Abstract: 

In this paper, we propose Mobility-aware Energy Efficient Scheduling (MEES), a novel scheduling framework for Cyber-Physical Systems (CPS) in the computing continuum. MEES addresses the challenges posed by dynamic mobility patterns and the heterogeneous nature of resources across edge, fog, and cloud layers. MEES includes a task scheduling and resource management mechanism that adapts to network topology changes using mobility patterns of Levy and random walks 5-tier architecture. It employs Dynamic Event base Heterogeneous Scheduling (DEHS), an energy-efficient ensemble scheduling algorithm optimized for heterogeneous architectures to minimize energy consumption while meeting deadlines Directed Acyclic Graph (DAG)-based and scientific workflows and periodic tasks with stipulated deadlines. The framework also supports preemptive scheduling with lazy and eager strategies.

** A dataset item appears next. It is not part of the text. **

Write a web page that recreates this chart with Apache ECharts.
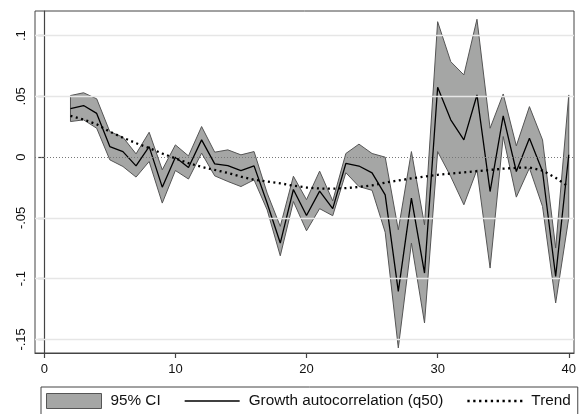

Additionally, MEES integrates Reinforcement Learning Resource management (RLRM), an intelligent decision-making capability that adapts to historical data and real-time system dynamics. The Kubernetes-based evaluations show that MEES can reduce energy consumption by an average of 35.9% up to 50.07%, decrease latency by an average of 42.76% up to 62.62%, and reduce makespan by an average of 22.58% up to 74.23% as compared to state-of-the-art algorithms while providing deadline guarantees under various mobility scenarios.